I have just had a call from a company called PPI reclaims (0120555312 which is not recognised on returning call) saying that I was due PPI money from a loan. The caller told me how much the loan was, the years I had it and that I had paid it in full. She then proceeded to say that she was going to pass me onto someone else and that I was not let them confuse me that I was to stick to what had been said. Her example was "If they ask you if you have ever had a loan then don't say no, say yes and give them the details of what had been discussed". I was transferred to who ever was sitting next to her and he asked me if I had ever had a loan to which I replied yes only because the woman told me to say that. I was also asked what bank the loan was with to which I replied off the top of my head Barclays (never had an account there) to which she replied that's correct. I even lied about my age. I eventually hung up but they then tried to call me again 3 times. Scam or what????

Julie
27 August 2015

I was told they would deliver the money to me, they didn't need my bank account details and when I said I was made bankrupt in 2005 to try and get them off the phone, they said not to worry and not to mention it again? Surely that's wrong?

sandra smith
23 July 2015

I was cold called yesterday by a very personable but persistent young woman asking the name of my bank also my name and address - told her my bank but not my name and address, do you think it could be a scam? She was quite abusive when I suggested this. Sandra.

Stuart Royle
13 August 2014

I got a call from a lady called Taylor Harris yesterday at 4.30PM. She said that her company were working for Lloyds/HBOS and that I was someone who had not applied for a PPI claim yet.
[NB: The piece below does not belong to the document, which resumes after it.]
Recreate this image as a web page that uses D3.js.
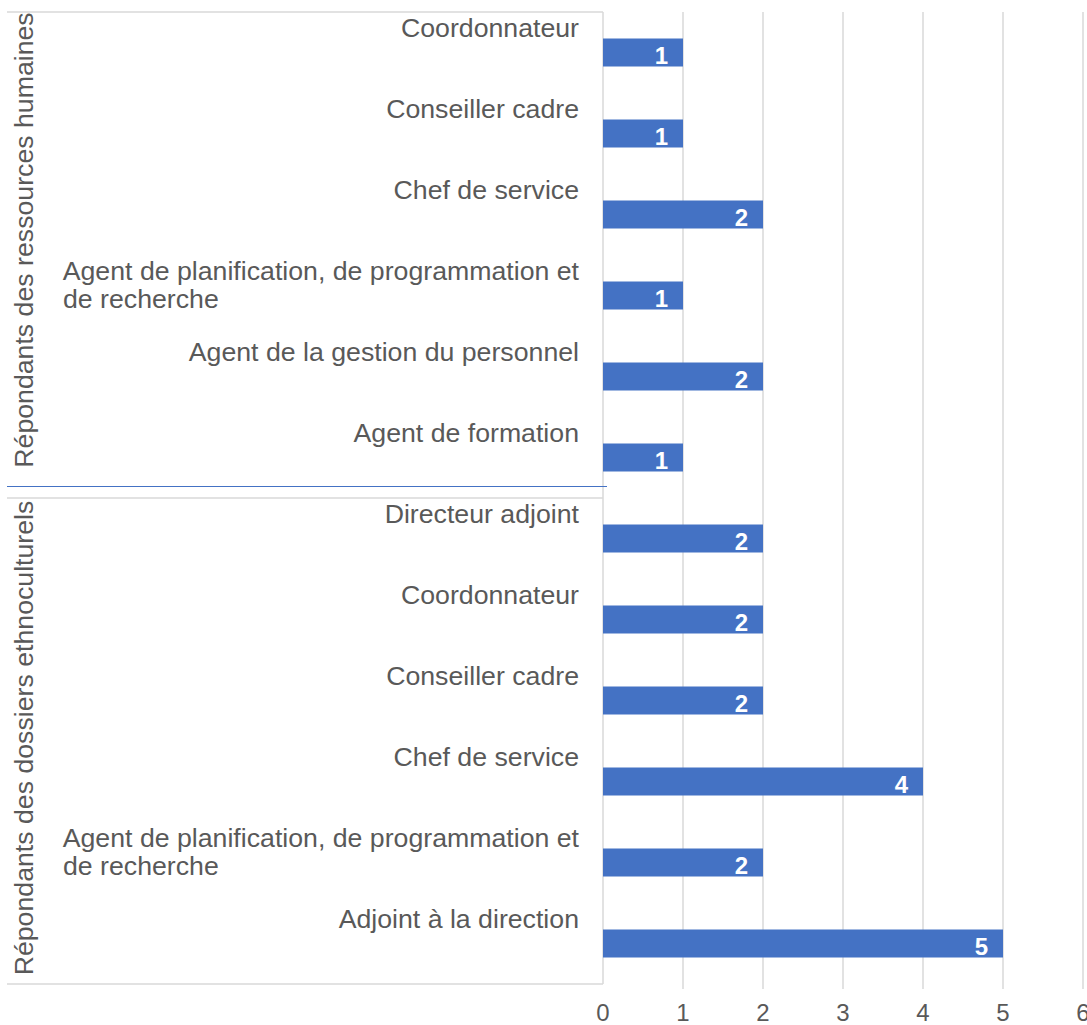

She already had my full name and managed to trick me into confirming
my address. My call was cut short only for her to call again after 6PM. I said I was suspicious because she had earlier said that she was based in Halifax but I spotted the number 0191 was not Halifax. I asked her to confirm my bank a/c number which she could not. She said I could call her head office to check but what is the point. I checked with my bank today and they confirmed they would only
contact me by letter.

xxxwjs
21 June 2014

They even call the Samaritans' emergency lines and office numbers. I have had them call three times. You tell them to take you off their database, but the call centres can't be bothered or they don't have the authority. Where do they buy all these phone numbers from? Can't someone hack into their computers and jam them?